Directive: Scan the material and copy every line in which "with" appears.

━━━ Dataset extract

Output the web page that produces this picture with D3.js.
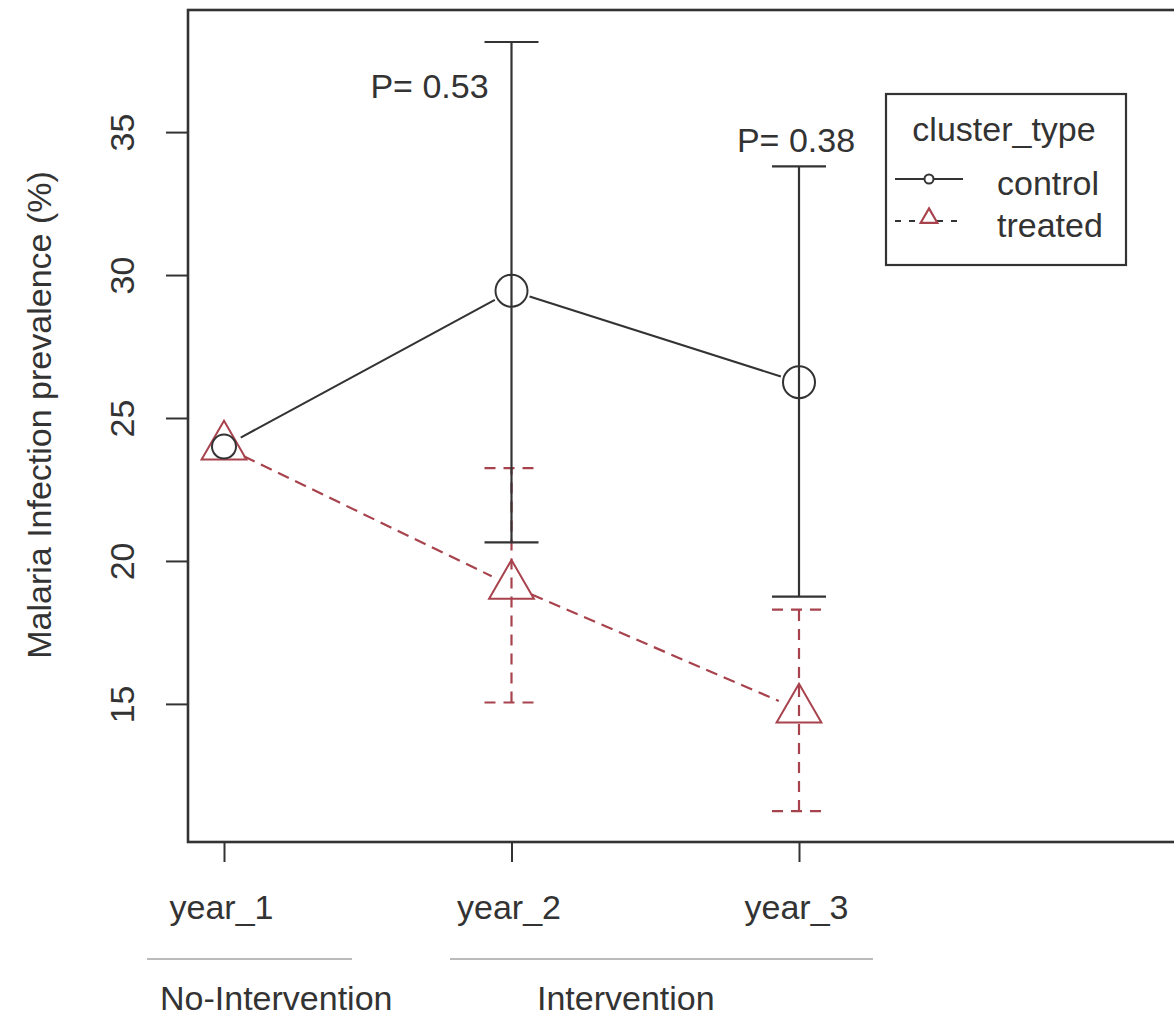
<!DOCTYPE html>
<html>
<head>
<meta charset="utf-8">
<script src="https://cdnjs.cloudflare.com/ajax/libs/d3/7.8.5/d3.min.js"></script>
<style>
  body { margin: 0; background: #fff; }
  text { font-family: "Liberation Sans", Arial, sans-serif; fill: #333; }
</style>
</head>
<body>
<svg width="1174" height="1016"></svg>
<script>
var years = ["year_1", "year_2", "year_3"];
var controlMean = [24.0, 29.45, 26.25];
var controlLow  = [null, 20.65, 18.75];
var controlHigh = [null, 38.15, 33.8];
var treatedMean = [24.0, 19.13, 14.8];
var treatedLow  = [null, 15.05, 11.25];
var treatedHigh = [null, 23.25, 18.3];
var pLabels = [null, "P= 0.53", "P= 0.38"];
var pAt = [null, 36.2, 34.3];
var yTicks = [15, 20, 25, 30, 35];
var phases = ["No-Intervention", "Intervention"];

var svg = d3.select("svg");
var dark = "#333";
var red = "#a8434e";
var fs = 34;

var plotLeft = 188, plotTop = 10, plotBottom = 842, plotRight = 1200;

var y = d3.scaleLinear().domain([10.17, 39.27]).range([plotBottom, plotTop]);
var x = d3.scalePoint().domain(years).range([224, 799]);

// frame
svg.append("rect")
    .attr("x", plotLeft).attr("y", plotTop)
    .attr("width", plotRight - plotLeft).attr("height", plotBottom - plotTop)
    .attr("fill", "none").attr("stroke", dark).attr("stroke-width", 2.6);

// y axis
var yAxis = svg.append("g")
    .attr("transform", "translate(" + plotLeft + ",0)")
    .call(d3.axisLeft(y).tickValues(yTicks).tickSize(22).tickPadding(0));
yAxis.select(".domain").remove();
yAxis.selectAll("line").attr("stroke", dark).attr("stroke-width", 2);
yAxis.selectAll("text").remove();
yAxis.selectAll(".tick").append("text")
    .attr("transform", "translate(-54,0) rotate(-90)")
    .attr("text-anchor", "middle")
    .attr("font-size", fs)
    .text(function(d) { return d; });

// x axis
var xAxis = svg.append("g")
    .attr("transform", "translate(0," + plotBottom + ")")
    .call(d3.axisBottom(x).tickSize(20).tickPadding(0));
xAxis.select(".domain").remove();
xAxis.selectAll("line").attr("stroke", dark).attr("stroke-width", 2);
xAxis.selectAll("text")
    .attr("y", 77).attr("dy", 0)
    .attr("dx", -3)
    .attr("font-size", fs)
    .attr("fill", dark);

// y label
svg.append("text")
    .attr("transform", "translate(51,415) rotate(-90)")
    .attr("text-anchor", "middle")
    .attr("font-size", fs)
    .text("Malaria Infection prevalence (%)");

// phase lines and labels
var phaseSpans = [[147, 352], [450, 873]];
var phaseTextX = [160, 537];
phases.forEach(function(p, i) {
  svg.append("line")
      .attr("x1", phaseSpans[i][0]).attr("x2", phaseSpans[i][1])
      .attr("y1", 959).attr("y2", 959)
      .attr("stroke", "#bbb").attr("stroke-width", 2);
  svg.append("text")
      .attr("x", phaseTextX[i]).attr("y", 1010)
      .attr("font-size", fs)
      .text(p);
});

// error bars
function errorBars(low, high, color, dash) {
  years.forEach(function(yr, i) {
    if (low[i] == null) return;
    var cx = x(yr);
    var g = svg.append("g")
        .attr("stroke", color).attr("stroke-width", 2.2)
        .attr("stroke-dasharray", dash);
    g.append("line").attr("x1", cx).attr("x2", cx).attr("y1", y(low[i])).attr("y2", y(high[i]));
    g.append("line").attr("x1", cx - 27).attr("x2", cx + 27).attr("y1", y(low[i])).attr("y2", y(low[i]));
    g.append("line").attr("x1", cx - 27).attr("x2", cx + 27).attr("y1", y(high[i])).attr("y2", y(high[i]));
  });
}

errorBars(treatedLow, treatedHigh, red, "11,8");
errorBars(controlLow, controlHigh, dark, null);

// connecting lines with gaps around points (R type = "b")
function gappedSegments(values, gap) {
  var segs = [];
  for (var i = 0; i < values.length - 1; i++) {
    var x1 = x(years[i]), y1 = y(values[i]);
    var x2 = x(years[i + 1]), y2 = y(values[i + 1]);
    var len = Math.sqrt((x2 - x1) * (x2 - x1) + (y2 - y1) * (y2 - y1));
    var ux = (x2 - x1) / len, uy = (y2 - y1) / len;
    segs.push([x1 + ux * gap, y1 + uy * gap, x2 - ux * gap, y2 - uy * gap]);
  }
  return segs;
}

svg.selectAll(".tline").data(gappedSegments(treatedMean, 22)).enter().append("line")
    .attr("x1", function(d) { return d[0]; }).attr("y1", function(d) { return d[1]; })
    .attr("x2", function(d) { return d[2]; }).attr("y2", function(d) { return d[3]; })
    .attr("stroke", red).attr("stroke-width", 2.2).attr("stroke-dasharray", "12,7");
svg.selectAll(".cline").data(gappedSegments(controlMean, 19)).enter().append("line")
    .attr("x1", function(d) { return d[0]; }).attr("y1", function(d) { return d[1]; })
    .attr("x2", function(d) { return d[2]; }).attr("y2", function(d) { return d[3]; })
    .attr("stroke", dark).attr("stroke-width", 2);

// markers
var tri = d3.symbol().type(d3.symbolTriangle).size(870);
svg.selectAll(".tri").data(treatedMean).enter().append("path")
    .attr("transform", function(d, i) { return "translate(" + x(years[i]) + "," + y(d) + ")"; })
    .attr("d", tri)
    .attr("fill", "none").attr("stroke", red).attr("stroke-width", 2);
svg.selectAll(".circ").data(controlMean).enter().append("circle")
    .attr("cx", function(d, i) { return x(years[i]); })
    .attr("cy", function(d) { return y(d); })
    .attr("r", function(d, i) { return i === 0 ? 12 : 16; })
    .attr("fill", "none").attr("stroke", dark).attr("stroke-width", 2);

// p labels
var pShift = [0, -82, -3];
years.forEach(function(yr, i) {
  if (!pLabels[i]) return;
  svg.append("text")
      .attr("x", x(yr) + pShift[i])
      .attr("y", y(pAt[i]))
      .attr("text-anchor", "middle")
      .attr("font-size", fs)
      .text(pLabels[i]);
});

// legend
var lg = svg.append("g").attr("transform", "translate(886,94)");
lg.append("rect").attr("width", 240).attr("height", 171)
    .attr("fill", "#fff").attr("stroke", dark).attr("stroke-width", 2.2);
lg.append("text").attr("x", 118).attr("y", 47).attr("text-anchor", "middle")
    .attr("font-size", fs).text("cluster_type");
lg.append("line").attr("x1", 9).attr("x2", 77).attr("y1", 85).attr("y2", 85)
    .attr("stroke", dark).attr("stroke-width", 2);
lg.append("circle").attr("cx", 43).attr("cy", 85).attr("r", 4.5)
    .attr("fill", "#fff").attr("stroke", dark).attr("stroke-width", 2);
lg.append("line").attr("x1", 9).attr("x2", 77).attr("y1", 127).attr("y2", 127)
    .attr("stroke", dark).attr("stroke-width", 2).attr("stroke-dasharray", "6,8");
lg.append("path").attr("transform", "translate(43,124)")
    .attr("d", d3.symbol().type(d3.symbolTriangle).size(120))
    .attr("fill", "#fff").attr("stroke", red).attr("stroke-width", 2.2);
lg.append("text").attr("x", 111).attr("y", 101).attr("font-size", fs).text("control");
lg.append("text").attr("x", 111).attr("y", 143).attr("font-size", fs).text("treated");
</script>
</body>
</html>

━━━━━━

Solution for this task:
Output the web page that produces this picture with D3.js.
// connecting lines with gaps around points (R type = "b")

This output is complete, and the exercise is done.